#### DATA SHOWN
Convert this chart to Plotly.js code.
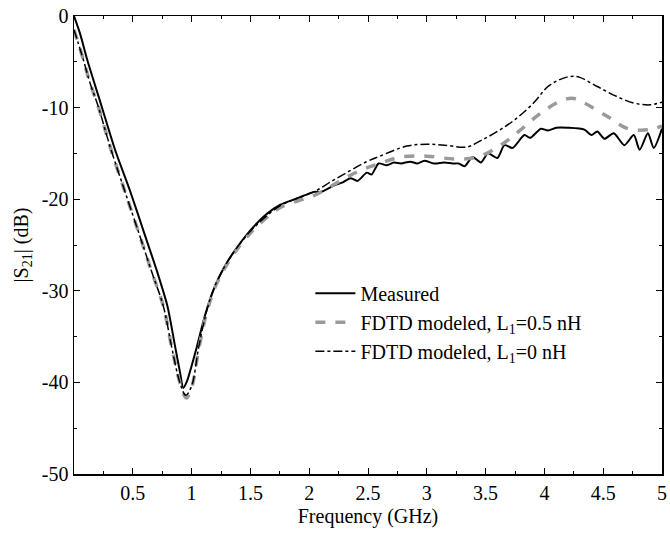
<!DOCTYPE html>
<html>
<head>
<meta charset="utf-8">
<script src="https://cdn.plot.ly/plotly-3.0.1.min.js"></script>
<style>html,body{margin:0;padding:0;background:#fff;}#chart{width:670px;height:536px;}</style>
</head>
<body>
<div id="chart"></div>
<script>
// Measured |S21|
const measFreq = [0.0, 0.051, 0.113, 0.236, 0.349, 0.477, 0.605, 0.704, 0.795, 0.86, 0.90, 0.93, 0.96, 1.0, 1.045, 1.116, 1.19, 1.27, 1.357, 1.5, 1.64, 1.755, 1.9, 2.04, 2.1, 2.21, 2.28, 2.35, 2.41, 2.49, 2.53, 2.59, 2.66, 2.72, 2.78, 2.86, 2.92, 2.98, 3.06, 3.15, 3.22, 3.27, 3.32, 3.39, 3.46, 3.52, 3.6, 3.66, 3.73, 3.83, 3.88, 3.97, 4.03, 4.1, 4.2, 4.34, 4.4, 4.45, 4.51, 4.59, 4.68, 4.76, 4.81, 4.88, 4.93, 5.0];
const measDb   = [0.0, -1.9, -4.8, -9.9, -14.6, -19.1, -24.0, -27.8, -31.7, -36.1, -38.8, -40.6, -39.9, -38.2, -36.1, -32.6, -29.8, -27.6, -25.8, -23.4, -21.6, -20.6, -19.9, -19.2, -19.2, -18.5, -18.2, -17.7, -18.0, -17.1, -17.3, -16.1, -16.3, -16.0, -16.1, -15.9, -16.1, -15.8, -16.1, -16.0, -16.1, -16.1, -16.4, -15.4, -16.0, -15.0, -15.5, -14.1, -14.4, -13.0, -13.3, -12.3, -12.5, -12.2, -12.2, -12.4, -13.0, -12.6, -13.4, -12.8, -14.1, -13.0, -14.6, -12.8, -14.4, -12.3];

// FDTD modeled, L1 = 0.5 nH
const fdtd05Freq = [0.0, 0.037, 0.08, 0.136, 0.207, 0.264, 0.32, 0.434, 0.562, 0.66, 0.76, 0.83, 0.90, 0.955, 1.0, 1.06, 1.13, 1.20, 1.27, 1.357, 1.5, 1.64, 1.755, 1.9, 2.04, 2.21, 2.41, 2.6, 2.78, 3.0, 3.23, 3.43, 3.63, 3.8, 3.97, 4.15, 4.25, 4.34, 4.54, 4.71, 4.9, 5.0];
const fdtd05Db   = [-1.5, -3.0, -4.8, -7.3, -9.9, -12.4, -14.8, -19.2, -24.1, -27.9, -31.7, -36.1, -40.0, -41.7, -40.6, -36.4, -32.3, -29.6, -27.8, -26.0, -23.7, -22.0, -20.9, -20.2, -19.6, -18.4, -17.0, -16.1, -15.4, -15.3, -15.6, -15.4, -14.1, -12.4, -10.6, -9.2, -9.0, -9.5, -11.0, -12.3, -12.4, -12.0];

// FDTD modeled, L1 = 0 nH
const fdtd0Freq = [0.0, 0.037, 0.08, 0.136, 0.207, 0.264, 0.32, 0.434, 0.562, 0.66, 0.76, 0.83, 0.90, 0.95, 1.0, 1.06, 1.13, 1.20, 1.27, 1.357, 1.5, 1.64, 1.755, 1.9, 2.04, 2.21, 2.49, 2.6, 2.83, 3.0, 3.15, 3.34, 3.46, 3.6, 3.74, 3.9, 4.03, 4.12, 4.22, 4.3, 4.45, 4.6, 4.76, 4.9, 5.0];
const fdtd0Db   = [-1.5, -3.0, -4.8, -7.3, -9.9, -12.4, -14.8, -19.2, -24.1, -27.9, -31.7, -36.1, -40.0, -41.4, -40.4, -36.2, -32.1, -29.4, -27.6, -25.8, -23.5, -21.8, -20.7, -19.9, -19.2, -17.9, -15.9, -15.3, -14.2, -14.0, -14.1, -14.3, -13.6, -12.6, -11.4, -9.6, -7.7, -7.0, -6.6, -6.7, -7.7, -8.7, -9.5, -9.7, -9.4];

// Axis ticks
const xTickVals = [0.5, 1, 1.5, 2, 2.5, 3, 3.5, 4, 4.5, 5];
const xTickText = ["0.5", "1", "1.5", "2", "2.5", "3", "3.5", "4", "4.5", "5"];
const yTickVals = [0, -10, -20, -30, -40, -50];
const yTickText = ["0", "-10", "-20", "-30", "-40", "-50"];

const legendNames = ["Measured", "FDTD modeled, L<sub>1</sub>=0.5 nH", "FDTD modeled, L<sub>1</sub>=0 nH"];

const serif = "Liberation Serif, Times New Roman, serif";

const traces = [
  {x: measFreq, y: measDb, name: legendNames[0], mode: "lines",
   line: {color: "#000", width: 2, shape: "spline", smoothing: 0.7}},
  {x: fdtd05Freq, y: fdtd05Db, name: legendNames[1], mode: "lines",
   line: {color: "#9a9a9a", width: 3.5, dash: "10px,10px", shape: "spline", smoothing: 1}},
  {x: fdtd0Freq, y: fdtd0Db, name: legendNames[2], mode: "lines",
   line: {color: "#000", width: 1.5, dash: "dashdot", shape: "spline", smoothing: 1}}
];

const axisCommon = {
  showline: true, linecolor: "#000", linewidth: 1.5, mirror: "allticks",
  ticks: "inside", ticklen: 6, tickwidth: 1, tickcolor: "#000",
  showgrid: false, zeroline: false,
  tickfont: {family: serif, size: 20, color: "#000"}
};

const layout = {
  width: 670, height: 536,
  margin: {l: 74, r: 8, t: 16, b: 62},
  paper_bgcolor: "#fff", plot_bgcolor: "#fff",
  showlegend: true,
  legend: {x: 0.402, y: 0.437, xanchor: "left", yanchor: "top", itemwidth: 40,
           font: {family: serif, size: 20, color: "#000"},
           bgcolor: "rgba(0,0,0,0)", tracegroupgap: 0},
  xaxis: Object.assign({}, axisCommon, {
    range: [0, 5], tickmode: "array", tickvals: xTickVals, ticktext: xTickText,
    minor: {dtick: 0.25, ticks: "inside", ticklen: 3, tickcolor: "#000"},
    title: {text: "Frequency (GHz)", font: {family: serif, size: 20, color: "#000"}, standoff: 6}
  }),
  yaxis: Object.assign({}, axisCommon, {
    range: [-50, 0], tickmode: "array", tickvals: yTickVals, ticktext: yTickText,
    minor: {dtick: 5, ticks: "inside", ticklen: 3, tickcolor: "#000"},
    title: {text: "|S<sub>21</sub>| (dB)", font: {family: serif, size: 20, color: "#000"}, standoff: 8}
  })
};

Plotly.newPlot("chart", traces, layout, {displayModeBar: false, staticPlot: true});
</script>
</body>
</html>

#### OBJECTIVE
Reproduce all of the data exactly, omitting each picture it holds.

#### RESPONSE
Convert this chart to Plotly.js code.
<!DOCTYPE html>
<html>
<head>
<meta charset="utf-8">
<script src="https://cdn.plot.ly/plotly-3.0.1.min.js"></script>
<style>html,body{margin:0;padding:0;background:#fff;}#chart{width:670px;height:536px;}</style>
</head>
<body>
<div id="chart"></div>
<script>
// Measured |S21|
const measFreq = [0.0, 0.051, 0.113, 0.236, 0.349, 0.477, 0.605, 0.704, 0.795, 0.86, 0.90, 0.93, 0.96, 1.0, 1.045, 1.116, 1.19, 1.27, 1.357, 1.5, 1.64, 1.755, 1.9, 2.04, 2.1, 2.21, 2.28, 2.35, 2.41, 2.49, 2.53, 2.59, 2.66, 2.72, 2.78, 2.86, 2.92, 2.98, 3.06, 3.15, 3.22, 3.27, 3.32, 3.39, 3.46, 3.52, 3.6, 3.66, 3.73, 3.83, 3.88, 3.97, 4.03, 4.1, 4.2, 4.34, 4.4, 4.45, 4.51, 4.59, 4.68, 4.76, 4.81, 4.88, 4.93, 5.0];
const measDb   = [0.0, -1.9, -4.8, -9.9, -14.6, -19.1, -24.0, -27.8, -31.7, -36.1, -38.8, -40.6, -39.9, -38.2, -36.1, -32.6, -29.8, -27.6, -25.8, -23.4, -21.6, -20.6, -19.9, -19.2, -19.2, -18.5, -18.2, -17.7, -18.0, -17.1, -17.3, -16.1, -16.3, -16.0, -16.1, -15.9, -16.1, -15.8, -16.1, -16.0, -16.1, -16.1, -16.4, -15.4, -16.0, -15.0, -15.5, -14.1, -14.4, -13.0, -13.3, -12.3, -12.5, -12.2, -12.2, -12.4, -13.0, -12.6, -13.4, -12.8, -14.1, -13.0, -14.6, -12.8, -14.4, -12.3];

// FDTD modeled, L1 = 0.5 nH
const fdtd05Freq = [0.0, 0.037, 0.08, 0.136, 0.207, 0.264, 0.32, 0.434, 0.562, 0.66, 0.76, 0.83, 0.90, 0.955, 1.0, 1.06, 1.13, 1.20, 1.27, 1.357, 1.5, 1.64, 1.755, 1.9, 2.04, 2.21, 2.41, 2.6, 2.78, 3.0, 3.23, 3.43, 3.63, 3.8, 3.97, 4.15, 4.25, 4.34, 4.54, 4.71, 4.9, 5.0];
const fdtd05Db   = [-1.5, -3.0, -4.8, -7.3, -9.9, -12.4, -14.8, -19.2, -24.1, -27.9, -31.7, -36.1, -40.0, -41.7, -40.6, -36.4, -32.3, -29.6, -27.8, -26.0, -23.7, -22.0, -20.9, -20.2, -19.6, -18.4, -17.0, -16.1, -15.4, -15.3, -15.6, -15.4, -14.1, -12.4, -10.6, -9.2, -9.0, -9.5, -11.0, -12.3, -12.4, -12.0];

// FDTD modeled, L1 = 0 nH
const fdtd0Freq = [0.0, 0.037, 0.08, 0.136, 0.207, 0.264, 0.32, 0.434, 0.562, 0.66, 0.76, 0.83, 0.90, 0.95, 1.0, 1.06, 1.13, 1.20, 1.27, 1.357, 1.5, 1.64, 1.755, 1.9, 2.04, 2.21, 2.49, 2.6, 2.83, 3.0, 3.15, 3.34, 3.46, 3.6, 3.74, 3.9, 4.03, 4.12, 4.22, 4.3, 4.45, 4.6, 4.76, 4.9, 5.0];
const fdtd0Db   = [-1.5, -3.0, -4.8, -7.3, -9.9, -12.4, -14.8, -19.2, -24.1, -27.9, -31.7, -36.1, -40.0, -41.4, -40.4, -36.2, -32.1, -29.4, -27.6, -25.8, -23.5, -21.8, -20.7, -19.9, -19.2, -17.9, -15.9, -15.3, -14.2, -14.0, -14.1, -14.3, -13.6, -12.6, -11.4, -9.6, -7.7, -7.0, -6.6, -6.7, -7.7, -8.7, -9.5, -9.7, -9.4];

// Axis ticks
const xTickVals = [0.5, 1, 1.5, 2, 2.5, 3, 3.5, 4, 4.5, 5];
const xTickText = ["0.5", "1", "1.5", "2", "2.5", "3", "3.5", "4", "4.5", "5"];
const yTickVals = [0, -10, -20, -30, -40, -50];
const yTickText = ["0", "-10", "-20", "-30", "-40", "-50"];

const legendNames = ["Measured", "FDTD modeled, L<sub>1</sub>=0.5 nH", "FDTD modeled, L<sub>1</sub>=0 nH"];

const serif = "Liberation Serif, Times New Roman, serif";

const traces = [
  {x: measFreq, y: measDb, name: legendNames[0], mode: "lines",
   line: {color: "#000", width: 2, shape: "spline", smoothing: 0.7}},
  {x: fdtd05Freq, y: fdtd05Db, name: legendNames[1], mode: "lines",
   line: {color: "#9a9a9a", width: 3.5, dash: "10px,10px", shape: "spline", smoothing: 1}},
  {x: fdtd0Freq, y: fdtd0Db, name: legendNames[2], mode: "lines",
   line: {color: "#000", width: 1.5, dash: "dashdot", shape: "spline", smoothing: 1}}
];

const axisCommon = {
  showline: true, linecolor: "#000", linewidth: 1.5, mirror: "allticks",
  ticks: "inside", ticklen: 6, tickwidth: 1, tickcolor: "#000",
  showgrid: false, zeroline: false,
  tickfont: {family: serif, size: 20, color: "#000"}
};

const layout = {
  width: 670, height: 536,
  margin: {l: 74, r: 8, t: 16, b: 62},
  paper_bgcolor: "#fff", plot_bgcolor: "#fff",
  showlegend: true,
  legend: {x: 0.402, y: 0.437, xanchor: "left", yanchor: "top", itemwidth: 40,
           font: {family: serif, size: 20, color: "#000"},
           bgcolor: "rgba(0,0,0,0)", tracegroupgap: 0},
  xaxis: Object.assign({}, axisCommon, {
    range: [0, 5], tickmode: "array", tickvals: xTickVals, ticktext: xTickText,
    minor: {dtick: 0.25, ticks: "inside", ticklen: 3, tickcolor: "#000"},
    title: {text: "Frequency (GHz)", font: {family: serif, size: 20, color: "#000"}, standoff: 6}
  }),
  yaxis: Object.assign({}, axisCommon, {
    range: [-50, 0], tickmode: "array", tickvals: yTickVals, ticktext: yTickText,
    minor: {dtick: 5, ticks: "inside", ticklen: 3, tickcolor: "#000"},
    title: {text: "|S<sub>21</sub>| (dB)", font: {family: serif, size: 20, color: "#000"}, standoff: 8}
  })
};

Plotly.newPlot("chart", traces, layout, {displayModeBar: false, staticPlot: true});
</script>
</body>
</html>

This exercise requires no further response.